Guilherme Alves “Neozao” é game designer não-praticante, gosta de chá e de comer sobremesa com a menor colher possível.
  • Palas ‏ ✈

    that was my words

  • thiago girello

    HEY NEOZÃO! EU TAVA LA COM VOCÊ CARA EM 1998.
    TAVA LA NAS COMUNIDADES DE ORKUT
    PROCURAMO FOTOS DA ELLY JUNTOS
    TO COM VOCÊ AGORA CARA. SEGURA MINHA MÃO VAMO BRILHA!
    TEXTO FODA PARABÉNS

    sem mais

  • Caio Oricchio

    Uma parte importante do review “A nossa geração adora uma referência, uma piadinha com a cultura pop, ama poder apontar pra algo e dizer que entendeu por conhecer o material-base, mas ali ainda não tinha isso.” que definiu melhor o sentimento de sono que eu tenho diante de coisas do tipo “os fortes entenderão” e filmes e séries que botam um personagem aleatório falando “Obi Wan” ou “Sauron” pra dizer “OLHA PIADA INTERNA NÓS SOMOS IGUAIS A TODOS VOCÊS”.
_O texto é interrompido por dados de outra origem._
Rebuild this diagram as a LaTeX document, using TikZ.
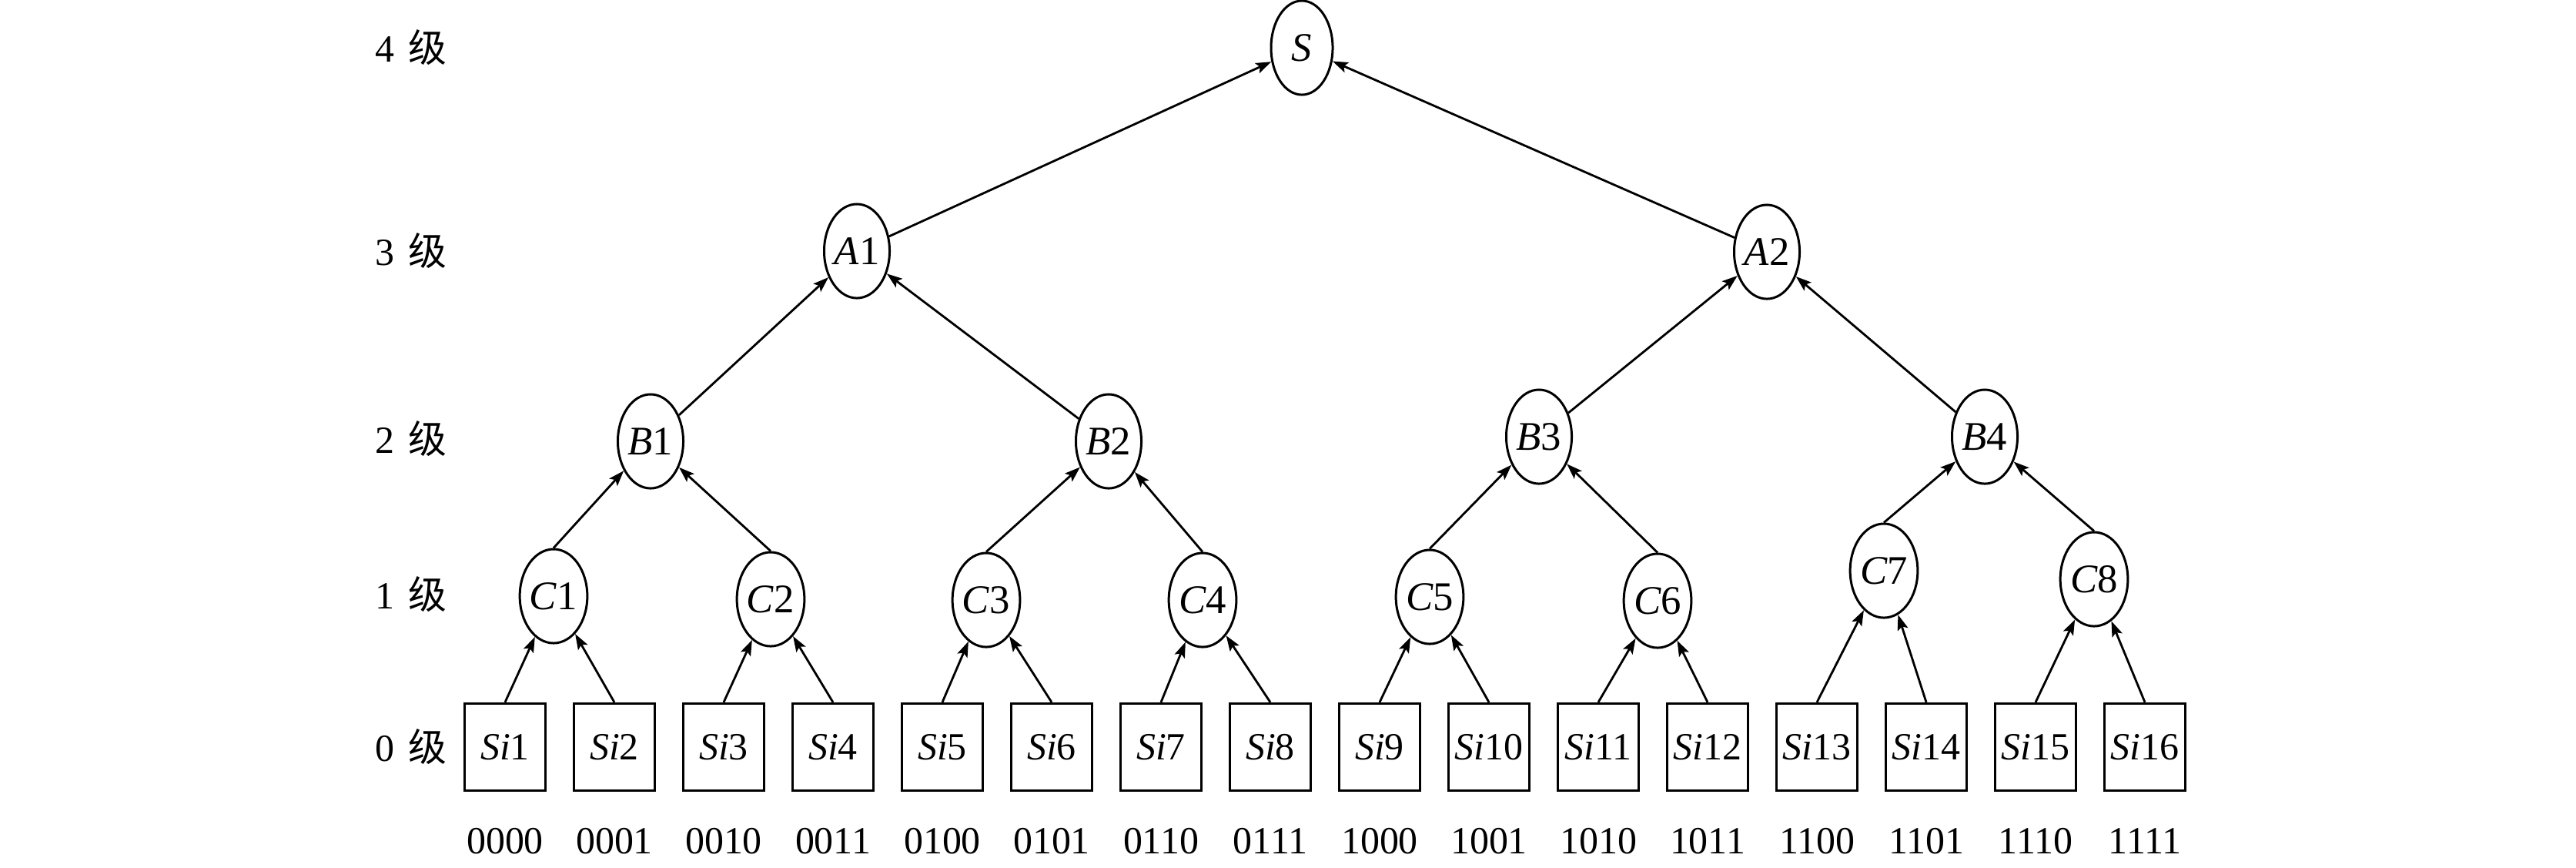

    E enfim já estou aqui buscando um Xenogears pra chamar de meu, vamos ver quanto tempo leva pra eu enjoar.

  • Michel Oliveira

    Xenogears! Simplesmente o jogo que eu mais amo na vida – depois do Skyrim, claro. Já sou um velho senil e até hoje me emociono com a história. Menos com as partes da Chu-Chu (ela é fêmea, só pra corrigir).

    Sabia que rola outra lenda dizendo que, se não fosse o tal desvio de dinheiro da Squara pro FF8 no fim do jogo teríamos Ramsus no grupo para a batalha final. Ou antes, sei lá.

    • thiago girello

      Ouvi dizer que a lenda era desvio pro fim do Chrono Cross….

    • Neozao

      Isso, A Chu-chu, obrigado!
      E é, rola esse rumor de que o Ramsus seria jogável no segundo disco (o que seria bem bacana) mas fazer o quê, né?

  • Phillipe Lyra

    Xenogears é foda! E ainda tem umas partes cortadas da versão americana o jogo ser mais difícil. Acho que tudo que podia atrapalhar Xenogears aconteceu também. Eu preciso revistar ele mais uma vez.

  • Diretor Coulson, O Filho Legal

    Já sabemos quais serão as pesquisas do próximo FAQSFODA.

  • Michel Oliveira

    Neozão esqueceu de mencionar as (poucas) cenas estilo super sentai do jogo que são hilárias e ridículas. Mas não atrapalha o andamento da coisa.

  • Sephirot

    Meu segundo jogo favorito, só perdendo pra MGS4. E olha que joguei Xenogears em 2009, já adulto também.

  • Diretor Coulson, O Filho Legal

    Essa frase tem que ir pro memorial do GAMESFODA

    Tu é só um joguinho, rapaz,como ousa tentar me ensinar algo sobre crença? Aliás, como ousa tentar me ensinar algo? Você só tem o direito de fazer isso se eu estiver brigando na internet e precisar de um exemplo ao alcance da mão pra defender que JOGOS SÃO ARTE. Se não for esse o contexto eu vou ignorar tudo o que você tentar me falar pra manter meu ar de desinteresse.

    Simplesmente perfeito. Muitas pessoas tentam eufemizar seus próprios sentimentos e menosprezar os outros apenas pra ter essa atitude e parecer “superior” numa discussão. Acho isso triste, você acaba reprimindo justamente uma das melhores coisas que o entretenimento pode te dar: sentir e viver a obra.

  • farias

    Tem alguns jogos, tipo esse, que me deixam muito interessado na história, mas a parte do gameplay me compele horrivelmente. Simplesmente não sou para RPGs de turno, me acordem quando sair um anime ou algo assim contando a história.

  • http://edulacerda.tumblr.com/ edulacerda

    O jogo que comecei a jogar depois do lançamento da versão americana e entre idas e vindas só terminei este ano.

  • http://edulacerda.tumblr.com/ edulacerda

    Ah, eu nunca vi um jogo AAA decente em que a expressão “sérias restrições orçamentarias” encaixasse tão bem.

  • Matios

    Texto foda, Neozão! Quem sabe eu não tire a poeira do meu PS1 pra jogar essa belezinha.

  • Danilo Gutierrez

    Gostei muito do texto, parabéns mesmo!
    Engraçado, amo muito Xenogears e fui lendo o texto e percebendo que Persona 2 e xenogears são muito parecidos e talvez seja por isso que amo tanto ambos a ponto de colocar como meus rpgs favoritos.
    Seria legal se vocês fizessem um texto sobre a duologia Persona 2 para mostrar o que persona era.

  • Pedro

    Meu JRPG preferido. Queria muito joga-lo de novo, agora adulto. De qualquer forma, excelente o texto, mostrando que não precisa endeusar ou defender coisas indefensáveis em um jogo para que ele possa ser considerado foda e importante. Ele é o que ele é, e só isso que ele pode ser, e é lindo dessa maneira.